A Numerical Study to Investigate the Hydrodynamic Properties of Nanowire Motion in Liquid

Manipulating micro(nano)-sized entities in liquid environment is a challenging yet necessary task in nanoscience and nanotechnology development. Due to the small dimensions, viscous behavior dominates the micro(nano)-sized obejcts motion. In this study, a computational fluid dynamic (CFD) approach has been used to investigate hydrodynamic effects on a nanowire (NM) translating an rotating about its long and short axis. Several numerical methods dealing with solid motion in fluid, including some CFD methods and Finite element analysis (FEA), have been compared.
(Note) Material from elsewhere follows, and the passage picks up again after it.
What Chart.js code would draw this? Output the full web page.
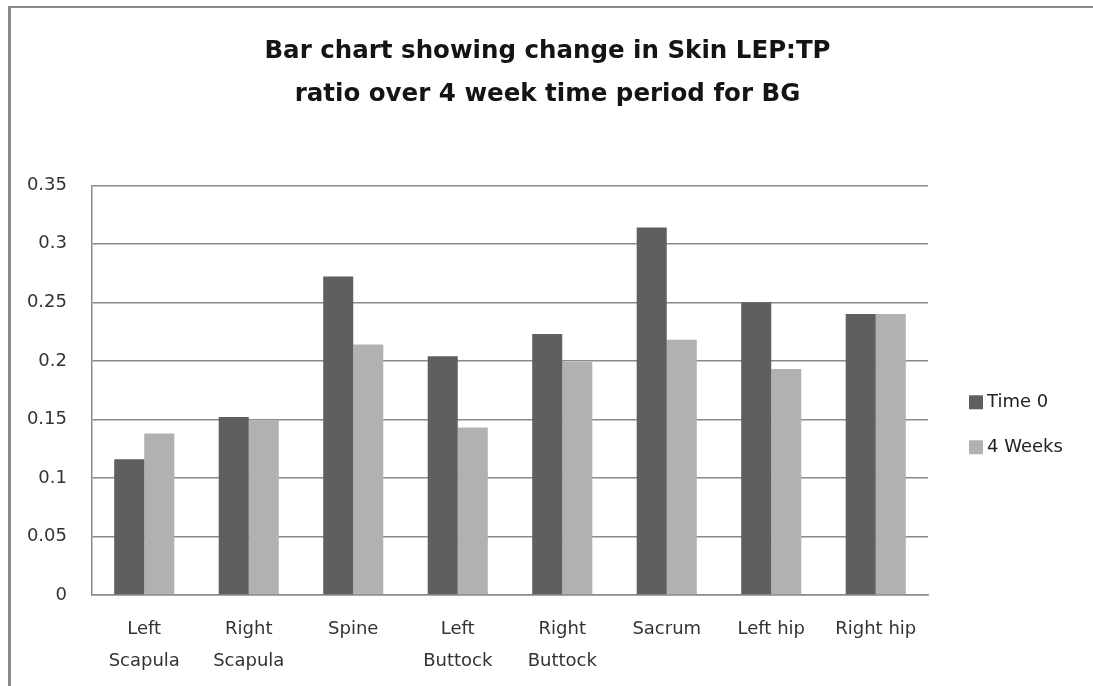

The change in drag coefficient with NW length, NW diameter, translational velocity, rotation speed, and wall effects has been researched. As a model, nanowires with 1-10 µm dimensions and 50 nm-250 nm diameters were investigated in liquid, with velocities of 0.5-500 µm/s. Nanowire is rotated about its long axis with an angular velocity of ω=0.25π, 0.5π, 1.0π, 2.0π rad/s, and about its short axis with a fluid flow allow the rotation of the nanowire whose one end is contsrained to a rotational motion around x and y axis. These models were also compared with the existing analytical models. Good agreement was observed between the numerical results and analytical calculations. The FEA model is also repeated in the closed boundary to investigate the wall effects on the nanowire’s motion in liquid environment.